Anger depends on your cooperation. In observing, in allowing yourself to be the anger, it is broken; you are no more supporting it.

Without your complicity, nothing can remain. As difficult as it is to accept, we are our own reason why we feel pain. We are the cause.

It is easy to begin to blame others, as it is easier to blame an outside agent for your own misery. Any emotion you feel is caused because we are attached to it in some way.

The moment you bring your attention to it, nothing can stay. Like the movement of water along a stream, the thought, feeling, and emotion can not stay.

Annica, (impermanence) as the Buddha called it.

If we begin to accept our current situation and not try and get out of it – because all ways of getting out of something is a rejection, a pushing away – is the moment that we can actually be attentive to what we are experiencing.

Our continual avoidance of what we are experiencing happens in subtle ways. We always wish to make it better, more pleasant, not as painful and in doing so we only perpetuate the experience because we give it more life – by the simple fact that we wish it to be something else.

The story never ends. The only way to break the cycle is to bring your attention to whatever it is that is there. Have you noticed that the moment you look intimately at something, everything begins to fade.

In that moment, attention becomes attentive. Attention needs no object to exist. This becomes noticeable the moment we bring our attention to the tip of the pencil, or the movement of the ladybug on a blade of grass.

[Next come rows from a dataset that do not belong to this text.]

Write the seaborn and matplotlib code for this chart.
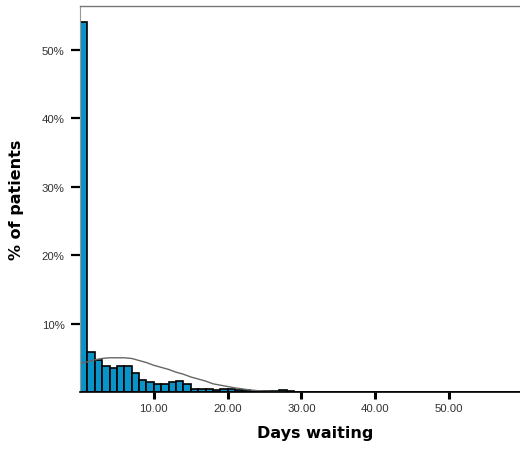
import numpy as np
import pandas as pd
import matplotlib
matplotlib.use("Agg")
import matplotlib.pyplot as plt
import seaborn as sns

# Histogram: percent of patients per 1-day bin (bin start day)
days = list(range(0, 60))
pct = [54.1, 5.9, 4.7, 3.75, 3.5, 3.75, 3.75, 2.77, 1.8, 1.4,
       1.17, 1.17, 1.4, 1.65, 1.2, 0.5, 0.5, 0.5, 0.35, 0.5,
       0.5, 0.35, 0.35, 0.15, 0.15, 0.1, 0.1, 0.35, 0.1, 0.05] + [0.0] * 30

# Normal curve overlay
curve_x = [0, 1, 2, 3, 4, 5, 6, 7, 8, 9, 10, 11, 12, 13, 14, 15, 16, 17, 18, 19,
           20, 21, 22, 23, 24, 25, 26, 27, 28]
curve_y = [4.2, 4.4, 4.7, 4.9, 5.0, 5.0, 5.0, 4.9, 4.6, 4.3, 3.9, 3.6, 3.3, 2.9,
           2.6, 2.2, 1.9, 1.6, 1.2, 1.0, 0.8, 0.6, 0.45, 0.3, 0.2, 0.15, 0.1,
           0.05, 0.0]

xticks = [10, 20, 30, 40, 50]
xtick_labels = ["10.00", "20.00", "30.00", "40.00", "50.00"]
yticks = [10, 20, 30, 40, 50]
ytick_labels = ["10%", "20%", "30%", "40%", "50%"]

sns.set_style("white")
plt.rcParams["font.family"] = ["Liberation Sans", "DejaVu Sans"]

fig = plt.figure(figsize=(5.2, 4.52), dpi=100)
ax = fig.add_axes([80 / 520, 1 - 393 / 452, 440 / 520, 386 / 452])

df = pd.DataFrame({"day": [d + 0.5 for d in days], "pct": pct})
sns.histplot(data=df, x="day", weights="pct", binwidth=1, binrange=(0, 60),
             stat="count", color="#0993c8", alpha=1.0, edgecolor="black",
             linewidth=1.2, ax=ax)

cdf = pd.DataFrame({"x": curve_x, "y": curve_y})
sns.lineplot(data=cdf, x="x", y="y", color="#666666", linewidth=1.0, ax=ax)

ax.set_xlim(0, 59.6)
ax.set_ylim(0, 56.4)

ax.set_xticks(xticks)
ax.set_xticklabels(xtick_labels, fontsize=8.2, color="#333333")
ax.set_yticks(yticks)
ax.set_yticklabels(ytick_labels, fontsize=8.2, color="#333333")
ax.tick_params(axis="x", direction="out", length=5, width=2.2, color="black", pad=3)
ax.tick_params(axis="y", direction="out", length=6.5, width=1.6, color="black", pad=4.5)
ax.tick_params(bottom=True, left=True)

ax.spines["right"].set_visible(False)
ax.spines["top"].set_color("#777777")
ax.spines["top"].set_linewidth(1.0)
ax.spines["left"].set_color("#999999")
ax.spines["left"].set_linewidth(0.8)
ax.spines["bottom"].set_color("black")
ax.spines["bottom"].set_linewidth(1.2)

ax.set_xlabel("Days waiting", fontsize=11.5, fontweight="bold", family="DejaVu Sans", color="black")
ax.set_ylabel("% of patients", fontsize=11.5, fontweight="bold", family="DejaVu Sans", color="black")
ax.xaxis.set_label_coords(0.534, -0.085)
ax.yaxis.set_label_coords(-0.128, 0.5)
ax.grid(False)

fig.savefig("out.png", dpi=100)
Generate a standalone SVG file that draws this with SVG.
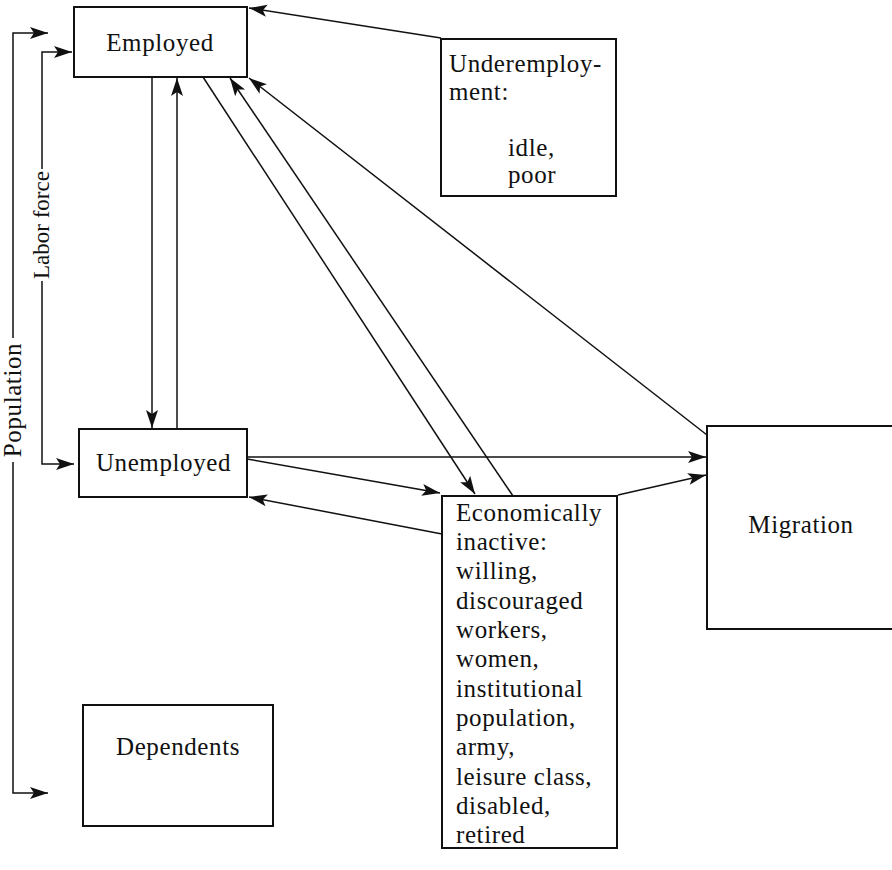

Yes, we are aware of the object in front of us, but in that moment, we may begin to see intimations of something else.

That something else is awareness. That quiet screen in which all phenomena appear.

See Also

Get to the root of things

We often want to do away with what we don’t like. We don’t like anger, and when it arises, we feel it shouldn’t be there, or we wish we were peaceful. In order to go beyond that emotion, we must understand what is actually happening.

We must get to the root cause of anger.

People want to drop anger, without understanding that they are wanting to drop a symptom – anger is only a symptom.

One never gets over a symptom by addressing the symptom, you must come to the cause. You must find the cause.

The cause is always in plain sight.

The desire/aversion you have for that object is always the issue. It is never the object’s fault. It has never done anything.

We blame the object as if it is the cause of our frustration. But it’s not the object’s fault – it’s the subjects’.

The subject is the only one with the problem. Whenever there is a problem, it’s because something came up that isn’t what the subject wants; find the subject and there is no more problem.

The subject is always the one that has its opinions about the anger. It will tell you a hundred and one stories about the anger, where it came from, what it’s doing, why its justified, but all of that is just a reaction of the anger itself.

There are no two things here really. There is no anger outside of your feelings for it.

In other words, your reaction to your own feelings is the cause of anger – not the object.

You are the cause.

What to do about it?

When it the midst of a storm, never take any action when the negative emotion is possessing you; just wait.

Don’t act when anger has taken over, as you will create a chain of reactions to which there will be no end. Anger begets more of itself.

Anger can also be a great opportunity. It is great energy. That same energy can destroy and can be creative.

This is not repressing the negative, but just watching it. There is a big difference.

It’s also not about ignoring it. It’s not about needing to force a smile when you are angry.

It’s all about understanding.

Anger, comes and goes, unhappiness comes and goes. Everything changes, all the time, with nothing remaining the same.

Anger has come – it will be going. Just wait.

Don’t force; wait for it to come down on its own.

This is the secret, this is the true alchemy, the true transformation of lead into gold.

Where poison becomes nectar.

That is what the ancients called it amrita.

Transforming your poisons into nectar. Changing your greed, anger, or fear – into the base metal. The same thing that was once your disease becomes your medicine.